Według raportu koronera przyczyną jego śmierci była niewydolność narządów i otyłość. 33-letni Brytyjczyk mieszkał w specjalnie zaadaptowanym bungalowie komunalnym we wiosce Hants. Był on wyposażony we wzmocnione meble dostosowane do jego rozmiarów i do wagi. Mężczyzna pod koniec swojego życia był całkowicie unieruchomiony i przykuty do łóżka. W dodatku miał trudności z oddychaniem ze względu na swoją wagę.
Jak czytamy na łamach „The Daily Mirror”, Holton tuż przed swoją śmiercią miał ważyć około 317 kilogramów. „Najcięższy człowiek” żyjący w Wielkiej Brytanii zmarł w dniu wczorajszym, w sobotę 4 maja 2024 roku.
Kim był najcięższy człowiek w UK?
Matka Jasona Holtona do samego końca czuwała przy jego łóżku w szpitalu Royal Surrey. Mężczyzna został tam przetransportowany specjalną karetką, a aby do niej wsiąść, potrzebna była pomoc sześciu strażaków. -Prawdopodobnie miał około ośmiu żyć. Myślałam, że lekarzom uda się go ponownie uratować, ale niestety nie było to możliwe – wspomina 55-letnia Leisa, jak cytujemy za portalem „The Sun”.
Po śmierci 65-letniego Carla Thompsona, która miała miejsce w 2015 roku, to właśnie Jason Holton stał się posiadaczem (mało chwalebnego, przyznajmy) tytułu najcięższego człowieka w Wielkiej Brytanii.
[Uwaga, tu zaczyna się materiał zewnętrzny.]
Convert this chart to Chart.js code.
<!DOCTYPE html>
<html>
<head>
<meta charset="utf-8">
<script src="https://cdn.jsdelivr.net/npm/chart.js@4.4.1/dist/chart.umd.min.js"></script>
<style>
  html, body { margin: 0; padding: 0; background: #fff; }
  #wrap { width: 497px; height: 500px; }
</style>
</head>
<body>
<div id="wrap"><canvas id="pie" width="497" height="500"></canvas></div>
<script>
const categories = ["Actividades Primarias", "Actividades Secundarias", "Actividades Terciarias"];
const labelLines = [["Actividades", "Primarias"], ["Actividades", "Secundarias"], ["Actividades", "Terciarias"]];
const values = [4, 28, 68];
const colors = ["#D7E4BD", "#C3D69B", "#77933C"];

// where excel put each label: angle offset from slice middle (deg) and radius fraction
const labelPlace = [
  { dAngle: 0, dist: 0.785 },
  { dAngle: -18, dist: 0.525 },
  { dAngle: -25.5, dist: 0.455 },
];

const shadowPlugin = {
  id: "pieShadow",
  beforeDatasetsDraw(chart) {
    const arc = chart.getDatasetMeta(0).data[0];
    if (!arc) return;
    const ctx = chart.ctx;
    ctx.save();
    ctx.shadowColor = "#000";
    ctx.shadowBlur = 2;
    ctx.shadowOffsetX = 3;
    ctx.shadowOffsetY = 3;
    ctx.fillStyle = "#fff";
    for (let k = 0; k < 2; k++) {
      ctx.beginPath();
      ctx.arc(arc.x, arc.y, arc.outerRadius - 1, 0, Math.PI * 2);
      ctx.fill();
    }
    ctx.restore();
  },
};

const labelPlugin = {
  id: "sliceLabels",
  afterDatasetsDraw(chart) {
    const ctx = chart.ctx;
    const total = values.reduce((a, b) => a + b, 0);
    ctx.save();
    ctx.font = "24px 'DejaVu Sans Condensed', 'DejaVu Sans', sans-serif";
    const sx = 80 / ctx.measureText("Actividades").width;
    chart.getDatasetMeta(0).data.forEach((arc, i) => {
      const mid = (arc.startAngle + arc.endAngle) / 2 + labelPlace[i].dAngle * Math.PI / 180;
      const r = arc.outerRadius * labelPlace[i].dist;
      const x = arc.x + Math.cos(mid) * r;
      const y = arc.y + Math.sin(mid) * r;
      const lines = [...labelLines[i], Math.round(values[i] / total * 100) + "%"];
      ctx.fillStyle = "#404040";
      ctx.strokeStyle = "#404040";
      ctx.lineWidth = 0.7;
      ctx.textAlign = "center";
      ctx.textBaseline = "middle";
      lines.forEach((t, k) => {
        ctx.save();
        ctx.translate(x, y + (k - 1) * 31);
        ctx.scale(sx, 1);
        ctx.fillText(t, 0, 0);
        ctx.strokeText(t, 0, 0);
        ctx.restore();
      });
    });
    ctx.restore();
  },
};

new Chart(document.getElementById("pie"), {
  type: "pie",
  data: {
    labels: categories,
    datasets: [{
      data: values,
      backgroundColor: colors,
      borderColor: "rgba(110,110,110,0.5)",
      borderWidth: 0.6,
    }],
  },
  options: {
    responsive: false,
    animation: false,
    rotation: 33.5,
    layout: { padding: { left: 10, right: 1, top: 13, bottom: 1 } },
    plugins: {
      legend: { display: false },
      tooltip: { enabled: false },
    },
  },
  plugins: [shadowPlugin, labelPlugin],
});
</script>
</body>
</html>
Początki jego otyłości związane są ze śmiercią jego ojca. Przeżywając stratę „zajadał” smutek i to właśnie z tego powodu mężczyzna zaczął przybierać na wadze.
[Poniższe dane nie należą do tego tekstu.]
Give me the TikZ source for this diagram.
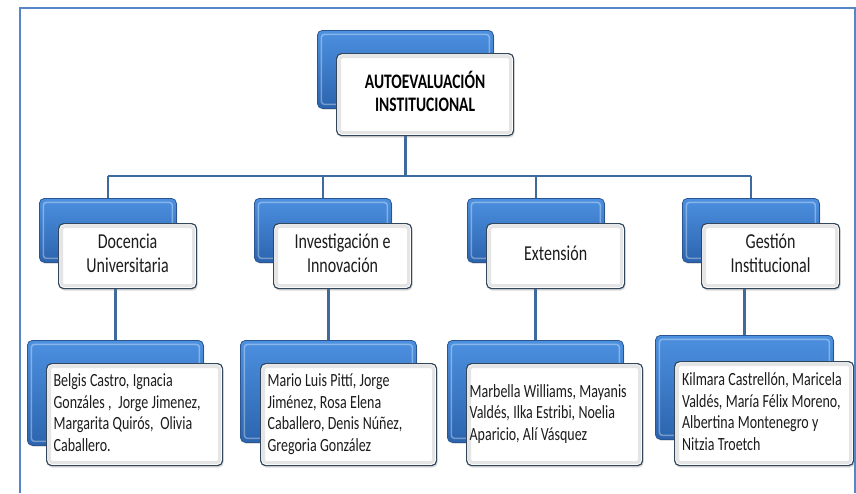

Dlaczego Jason Holton zaczął się chorobliwie objadać?
– Może gdybym miał przy sobie ojca, może wtedy trzymałbym się zasad określających, co mogę jeść – jak zastanawiał się nad swoją przeszłością Holton, jak cytujemy za „Mirrorem”. – Może to powstrzymywałyby mnie od wkładania różnych rzeczy do ust? Po prostu ciągle jadłem. Jagnięcinę, kebaby, wszystko. Miałem też problem z napojami energetycznymi. Kupowałem po prostu 15 puszek Monstera i wypijałem je za jednym razem – dodaje.
W 2020 roku tabloidy na Wyspach rozpisywały się o Holtonie, gdy musiał jechać do szpitala. Potrzeba było dźwigu, aby dało się go wyciągnąć z jego mieszkania.